Willkommen in der Realität: Helmut Holter besuchte in Ellrich kurz mehrere Klassen, ihm wurden Aufgabenblätter überreicht: mit Forderungen und mit Wünschen. Danach kam es zum Austausch im Musikzimmer der Schule, wo Schulleiterin Carola Böck zunächst die Situation erläuterte. Unter den 266 Schülerinnen und Schülern gibt es 47 mit nichtdeutscher Herkunft sowie 56 mit speziellem Förderbedarf. Fazit: Planmäßig gekürzt werden pro Woche 115 Unterrichtsstunden, heute waren 25 Vertretungen mit acht Ausfallstunden die Realität, morgen sieht es noch schlimmer aus.

„Also, Herr Minister, wie wollen Sie geltenden Recht hier in Ellrich durchsetzen“, frage Schulelternsprecher Robert Hoffmann in Richtung Holter. Der sagte, dass er sich über den Besuch freue und konstatierte, dass der Lehrermangel nicht das Ergebnis der aktuellen Politik sei. Die statistischen Angaben zum Durchschnittsalter der Thüringer Lehrerschaft, die Holter vorbrachte, nutzten den Ellrichern wenig.
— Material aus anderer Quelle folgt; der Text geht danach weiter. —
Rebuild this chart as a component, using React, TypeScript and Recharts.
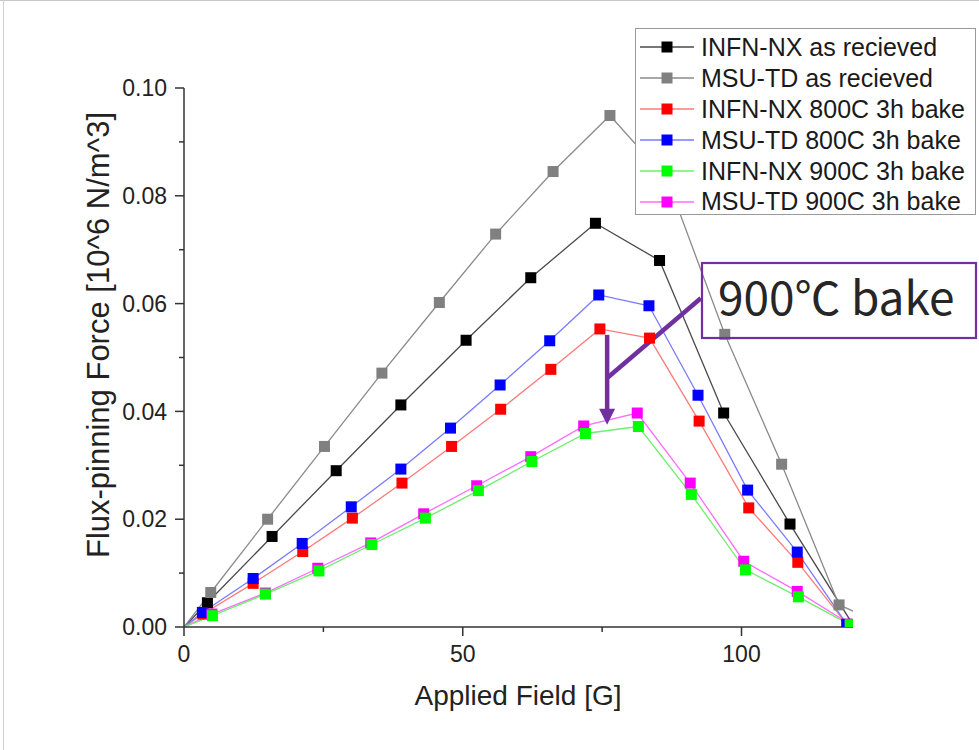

Aber: „Die Oberschule Ellrich ist das Spiegelbild der gesamten Thüringer Schullandschaft“, referierte der Minister und führte dann die Maßnahmen an, wie Thüringen für Neulehrer attraktiver werden kann. Verbeamtungen und Zulagen seien eine notwendige Möglichkeit, denn „der Wettbewerb um Lehrer tobt in Deutschland.“

Bei allen Maßnahmen, die von der rot-rot-grünen Landesregierung in die Wege geleitet wurden oder noch geleitet werden sollen, kamen die besänftigenden Worte des Herrn Holter in Ellrich nicht an. Schulelternsprecher Hoffmann, meinte, dass er das alles bisher in der Zeitung zu lesen gewesen sei. Verstehen könne er das nicht, denn es helfe den Ellricher Kindern und Eltern nicht.
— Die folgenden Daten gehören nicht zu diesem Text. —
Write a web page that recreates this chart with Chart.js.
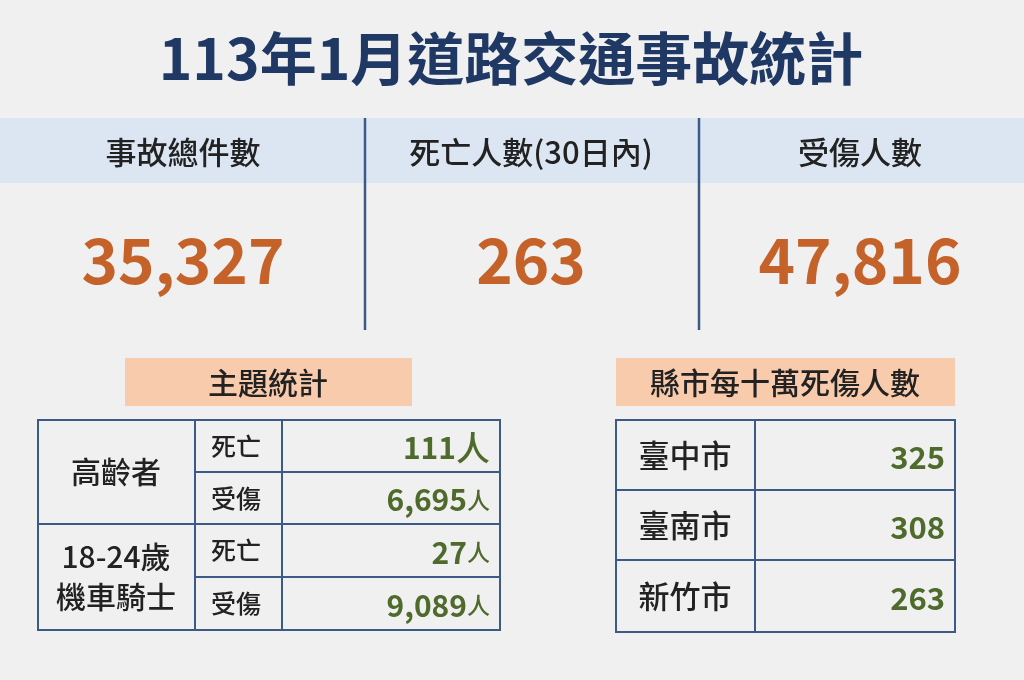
<!DOCTYPE html>
<html><head><meta charset="utf-8">
<script src="https://cdn.jsdelivr.net/npm/chart.js@4"></script>
<style>html,body{margin:0;padding:0;background:#f0f0f0;}canvas{display:block}</style>
</head><body>
<canvas id="c" width="1024" height="680"></canvas>
<script>
const title = "113年1月道路交通事故統計";
const summaryLabels = ["事故總件數", "死亡人數(30日內)", "受傷人數"];
const summaryValues = [35327, 263, 47816];
const themeTitle = "主題統計";
const themeGroups = ["高齡者", "18-24歲\n機車騎士"];
const themeItems = ["死亡", "受傷", "死亡", "受傷"];
const themeValues = [111, 6695, 27, 9089];
const cityTitle = "縣市每十萬死傷人數";
const cities = ["臺中市", "臺南市", "新竹市"];
const cityValues = [325, 308, 263];

const F = '"Noto Sans CJK TC","Noto Sans",sans-serif';
const NAVY = '#3c5a88', GREEN = '#4e6b2c', ORANGE = '#c5622a';

const layoutPlugin = {
  id: 'infographic',
  beforeDraw(chart) {
    const c = chart.ctx;
    c.save();
    c.fillStyle = '#f0f0f0'; c.fillRect(0, 0, 1024, 680);
    c.textAlign = 'center'; c.textBaseline = 'middle';
    c.fillStyle = '#1f3864'; c.font = 'bold 57px ' + F;
    c.fillText(title, 511, 58);
    c.fillStyle = '#dce6f2'; c.fillRect(0, 118, 1024, 65);
    const cx = [183, 531, 860];
    summaryLabels.forEach((l, i) => {
      c.fillStyle = '#222'; c.font = '500 31px ' + F; c.fillText(l, cx[i], 152);
      c.fillStyle = ORANGE; c.font = 'bold 62px ' + F;
      c.fillText(summaryValues[i].toLocaleString('en-US'), cx[i], 260);
    });
    c.strokeStyle = NAVY; c.lineWidth = 2.5;
    [365, 699].forEach(x => { c.beginPath(); c.moveTo(x, 118); c.lineTo(x, 330); c.stroke(); });
    c.fillStyle = '#f8cbad';
    c.fillRect(125, 358, 287, 48); c.fillRect(616, 358, 339, 48);
    c.fillStyle = '#222'; c.font = '500 30px ' + F;
    c.fillText(themeTitle, 268, 383); c.fillText(cityTitle, 785, 383);
    c.strokeStyle = NAVY; c.lineWidth = 2;
    const ly = [420, 472, 524, 577, 630];
    c.strokeRect(38, 420, 462, 210);
    const line = (x1, y1, x2, y2) => { c.beginPath(); c.moveTo(x1, y1); c.lineTo(x2, y2); c.stroke(); };
    line(195, 420, 195, 630); line(282, 420, 282, 630);
    line(38, 524, 500, 524); line(195, 472, 500, 472); line(195, 577, 500, 577);
    c.fillStyle = '#222'; c.font = '500 30px ' + F;
    themeGroups.forEach((g, i) => {
      const parts = g.split('\n'); const my = (ly[i * 2] + ly[i * 2 + 2]) / 2;
      parts.forEach((p, j) => c.fillText(p, 116, my + (j - (parts.length - 1) / 2) * 40));
    });
    themeItems.forEach((t, i) => {
      const my = (ly[i] + ly[i + 1]) / 2;
      c.fillStyle = '#222'; c.font = '500 25px ' + F; c.textAlign = 'center';
      c.fillText(t, 236, my);
      c.fillStyle = GREEN; c.textAlign = 'right';
      const big = i === 0;
      c.font = (big ? '500 34px ' : '500 23px ') + F;
      const uw = c.measureText('人').width;
      c.fillText('人', 490, my + 2);
      c.font = 'bold 30px ' + F;
      c.fillText(themeValues[i].toLocaleString('en-US'), 490 - uw, my + 2);
    });
    c.textAlign = 'center';
    c.strokeRect(616, 420, 339, 212);
    line(755, 420, 755, 632);
    const ry = [420, 490, 560, 632];
    line(616, 490, 955, 490); line(616, 560, 955, 560);
    cities.forEach((n, i) => {
      const my = (ry[i] + ry[i + 1]) / 2;
      c.fillStyle = '#222'; c.font = '500 31px ' + F; c.textAlign = 'center';
      c.fillText(n, 685, my);
      c.fillStyle = GREEN; c.font = 'bold 31px ' + F; c.textAlign = 'right';
      c.fillText(String(cityValues[i]), 945, my + 2);
    });
    c.restore();
  }
};

new Chart(document.getElementById('c'), {
  type: 'bar',
  data: { labels: [], datasets: [] },
  options: {
    responsive: false, animation: false,
    plugins: { legend: { display: false }, tooltip: { enabled: false } },
    scales: { x: { display: false }, y: { display: false } }
  },
  plugins: [layoutPlugin]
});
</script>
</body></html>
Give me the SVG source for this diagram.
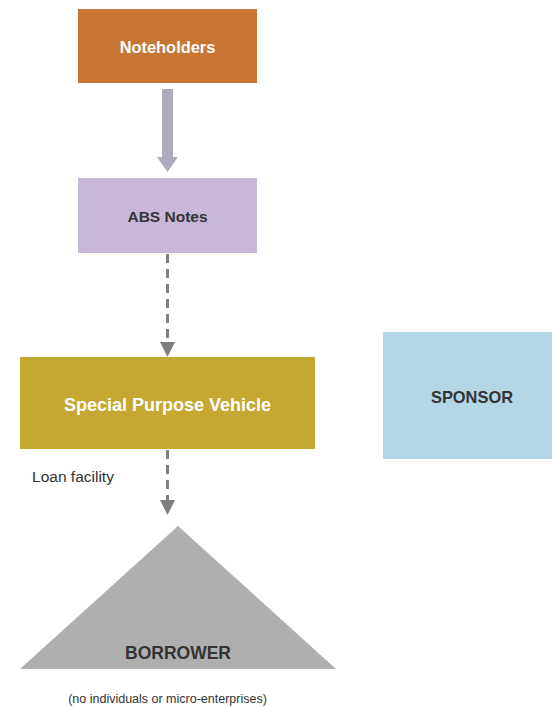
<svg xmlns="http://www.w3.org/2000/svg" width="552" height="707" viewBox="0 0 552 707">
<style>
text{font-family:"Liberation Sans",Arial,sans-serif;text-anchor:middle}
.b{font-weight:bold}
.w{fill:#ffffff}
.d{fill:#333333}
.dash{stroke:#7f7f7f;stroke-width:3;stroke-dasharray:9,6;fill:none}
.head{fill:#7f7f7f}
</style>
<rect width="552" height="707" fill="#ffffff"/>
<g id="connectors">
<path d="M162,89 H173 V157 H178 L167.5,172 L157,157 H162 Z" fill="#acacbe"/>
<line class="dash" x1="167.5" y1="254" x2="167.5" y2="342"/>
<path class="head" d="M160,342 H175 L167.5,357 Z"/>
<line class="dash" x1="167.5" y1="450" x2="167.5" y2="500"/>
<path class="head" d="M160,500 H175 L167.5,515 Z"/>
</g>
<g id="noteholders">
<rect x="78" y="9" width="179" height="74" fill="#c67533"/>
<text class="b w" x="167.5" y="52.5" font-size="16.4">Noteholders</text>
</g>
<g id="abs-notes">
<rect x="78" y="178" width="179" height="75" fill="#c8b7d9"/>
<text class="b d" x="167.5" y="221.5" font-size="15.5">ABS Notes</text>
</g>
<g id="spv">
<rect x="20" y="357" width="295" height="92" fill="#c4a831"/>
<text class="b w" x="167.5" y="410.5" font-size="18">Special Purpose Vehicle</text>
</g>
<g id="sponsor">
<rect x="383" y="332" width="169" height="127" fill="#b3d7e6"/>
<text class="b d" x="472" y="402.5" font-size="16.4">SPONSOR</text>
</g>
<g id="borrower">
<polygon points="178,526 336,669 20,669" fill="#afafaf"/>
<text class="b d" x="178" y="658.5" font-size="17.5">BORROWER</text>
</g>
<text x="73" y="482" font-size="15.5" fill="#333333">Loan facility</text>
<text x="167.5" y="703" font-size="12.5" fill="#333333">(no individuals or micro-enterprises)</text>
</svg>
Konkret heißt das: auch im kommenden Jahr wird es an der Oberschule keinen Lehrer für Wirtschaft, Recht und Technik geben. Bereits komplett gestrichen sind Religion, Sozialkunde und Medienkunde. Das ist die Realität und die verlangt vermutlich erst einmal nach Kompromissen – dem Nordthüringer Schulamt schwebt dafür die neue Kooperation zwischen einzelnen Schule vor. Letztlich wird es trotz Neueinstellungen keinen zusätzlichen Lehrer im Freistaat geben, weil erst einmal diejenigen Pädagogen ersetzt werden müssen, die vom Alter her ausscheiden.